Ph.D. Thesis Defense: Data Processing on the Body-Centered Cubic Lattice - Usman Alim
The body-centered cubic (BCC) lattice is the optimal three-dimensional
sampling lattice. In order to approximate a scalar-valued function
from samples that reside on a BCC lattice, spline-like compact kernels
have been recently proposed. The lattice translates of an admissible
BCC kernel form a shift-invariant approximation space that yields
higher quality approximations as compared to similar spline-like
spaces associated with the ubiquitous Cartesian cubic (CC) lattice.
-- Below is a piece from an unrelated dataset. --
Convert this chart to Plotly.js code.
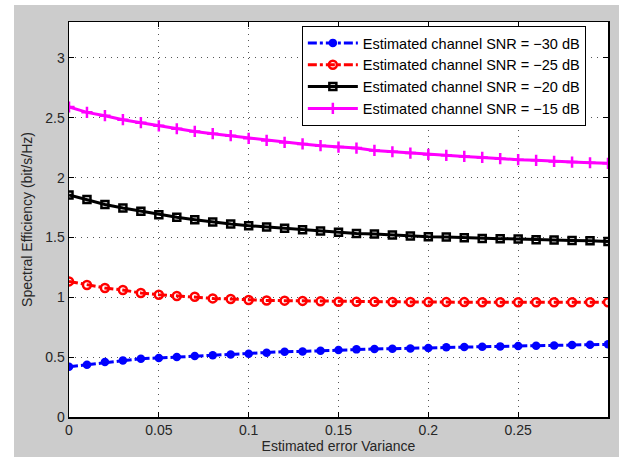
<!DOCTYPE html>
<html>
<head>
<meta charset="utf-8">
<script src="https://cdn.plot.ly/plotly-3.0.1.min.js"></script>
<style>
  html, body { margin: 0; padding: 0; background: #ffffff; width: 626px; height: 457px; overflow: hidden; }
  #chart { position: absolute; left: 14px; top: 5px; width: 605px; height: 452px; }
</style>
</head>
<body>
<div id="chart"></div>
<script>
const errorVariance = [0.00, 0.01, 0.02, 0.03, 0.04, 0.05, 0.06, 0.07, 0.08, 0.09,
                       0.10, 0.11, 0.12, 0.13, 0.14, 0.15, 0.16, 0.17, 0.18, 0.19,
                       0.20, 0.21, 0.22, 0.23, 0.24, 0.25, 0.26, 0.27, 0.28, 0.29, 0.30];

const se_m30 = [0.420, 0.437, 0.459, 0.473, 0.487, 0.493, 0.501, 0.510, 0.515, 0.523,
                0.529, 0.537, 0.546, 0.548, 0.554, 0.560, 0.565, 0.568, 0.571, 0.573,
                0.576, 0.582, 0.585, 0.587, 0.590, 0.593, 0.596, 0.598, 0.601, 0.604, 0.607];

const se_m25 = [1.133, 1.103, 1.078, 1.061, 1.036, 1.022, 1.011, 1.005, 0.991, 0.986,
                0.977, 0.974, 0.972, 0.970, 0.966, 0.963, 0.962, 0.962, 0.961, 0.961,
                0.960, 0.960, 0.960, 0.959, 0.959, 0.959, 0.958, 0.958, 0.958, 0.958, 0.958];

const se_m20 = [1.855, 1.818, 1.776, 1.746, 1.718, 1.690, 1.668, 1.648, 1.629, 1.612,
                1.598, 1.587, 1.576, 1.565, 1.554, 1.544, 1.534, 1.529, 1.520, 1.512,
                1.506, 1.504, 1.498, 1.492, 1.490, 1.487, 1.481, 1.479, 1.475, 1.473, 1.467];

const se_m15 = [2.590, 2.545, 2.517, 2.484, 2.459, 2.433, 2.408, 2.386, 2.367, 2.350,
                2.328, 2.311, 2.294, 2.281, 2.267, 2.255, 2.247, 2.227, 2.216, 2.205,
                2.194, 2.186, 2.177, 2.169, 2.158, 2.150, 2.144, 2.135, 2.130, 2.124, 2.119];

const seriesNames = [
  'Estimated channel SNR = \u221230 dB',
  'Estimated channel SNR = \u221225 dB',
  'Estimated channel SNR = \u221220 dB',
  'Estimated channel SNR = \u221215 dB'
];

const xTickVals = [0, 0.05, 0.1, 0.15, 0.2, 0.25];
const xTickText = ['0', '0.05', '0.1', '0.15', '0.2', '0.25'];
const yTickVals = [0, 0.5, 1, 1.5, 2, 2.5, 3];
const yTickText = ['0', '0.5', '1', '1.5', '2', '2.5', '3'];

const FONT = 'Liberation Sans, Arial, Helvetica, sans-serif';

const traces = [
  {
    x: errorVariance, y: se_m30, name: seriesNames[0], type: 'scatter', mode: 'lines+markers',
    line: { color: '#0000ff', width: 3, dash: 'dashdot' },
    marker: { symbol: 'circle', size: 8.5, color: '#0000ff' }
  },
  {
    x: errorVariance, y: se_m25, name: seriesNames[1], type: 'scatter', mode: 'lines+markers',
    line: { color: '#ff0000', width: 3, dash: 'dashdot' },
    marker: { symbol: 'circle-open', size: 8, color: '#ff0000', line: { width: 2.5, color: '#ff0000' } }
  },
  {
    x: errorVariance, y: se_m20, name: seriesNames[2], type: 'scatter', mode: 'lines+markers',
    line: { color: '#000000', width: 3 },
    marker: { symbol: 'square-open', size: 7, color: '#000000', line: { width: 2.5, color: '#000000' } }
  },
  {
    x: errorVariance, y: se_m15, name: seriesNames[3], type: 'scatter', mode: 'lines+markers',
    line: { color: '#ff00ff', width: 3 },
    marker: { symbol: 'cross-thin-open', size: 8, color: '#ff00ff', line: { width: 2.5, color: '#ff00ff' } }
  }
];

const axisCommon = {
  showline: true, linecolor: '#000000', linewidth: 1.5, mirror: 'ticks',
  ticks: 'inside', ticklen: 5, tickwidth: 1, tickcolor: '#000000',
  showgrid: true, gridcolor: '#555555', gridwidth: 1, griddash: '1px,5px',
  zeroline: false,
  tickfont: { family: FONT, size: 14, color: '#262626' },
  tickmode: 'array'
};

const layout = {
  width: 605, height: 452,
  paper_bgcolor: '#cccccc', plot_bgcolor: '#ffffff',
  margin: { l: 55, r: 11, t: 17, b: 40 },
  font: { family: FONT, size: 14, color: '#262626' },
  showlegend: true,
  legend: {
    x: 0.432, y: 0.99, xanchor: 'left', yanchor: 'top',
    bgcolor: '#ffffff', bordercolor: '#000000', borderwidth: 1,
    font: { family: FONT, size: 14.5, color: '#000000' },
    itemwidth: 50, tracegroupgap: 0
  },
  xaxis: Object.assign({}, axisCommon, {
    range: [0, 0.3], tickvals: xTickVals, ticktext: xTickText,
    title: { text: 'Estimated error Variance', font: { family: FONT, size: 14, color: '#262626' }, standoff: 4 }
  }),
  yaxis: Object.assign({}, axisCommon, {
    range: [0, 3.3], tickvals: yTickVals, ticktext: yTickText,
    title: { text: 'Spectral Efficiency (bit/s/Hz)', font: { family: FONT, size: 14, color: '#262626' }, standoff: 9 }
  })
};

Plotly.newPlot('chart', traces, layout, { displayModeBar: false, staticPlot: true });
</script>
</body>
</html>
In this work, we focus on the approximation of derived quantities from
the scalar BCC point samples and investigate two problems: the
accurate estimation of the gradient and, the approximate solution to
Poisson’s equation within a rectangular domain with homogeneous
Dirichlet boundary conditions. In either case, we seek an
approximation in a prescribed shift-invariant space and obtain the
necessary coeﬃcients via a discrete convolution operation. Our
solution methodology is optimal in an asymptotic sense in that, the
resulting coeﬃcient sequence respects the asymptotic approximation
order provided by the space.
In order to implement the discrete convolution operation on the BCC
lattice, we develop eﬃcient three-dimensional versions of the discrete
Fourier and sine transforms. These transforms take advantage of the
Cartesian coset structure of the BCC lattice in the spatial domain,
and the geometric properties of the Voronoi tessellation formed by the
dual FCC lattice in the Fourier domain.
We validate our solution methodologies by conducting qualitative and
quantitative experiments on the CC and BCC lattices using both
synthetic and real-world datasets. In the context of volume
visualization, our results show that, owing to the superior
reconstruction of normals, the BCC lattice leads to a better rendition
of surface details. Furthermore, like the approximation of the
function itself, this gain in quality comes at no additional cost.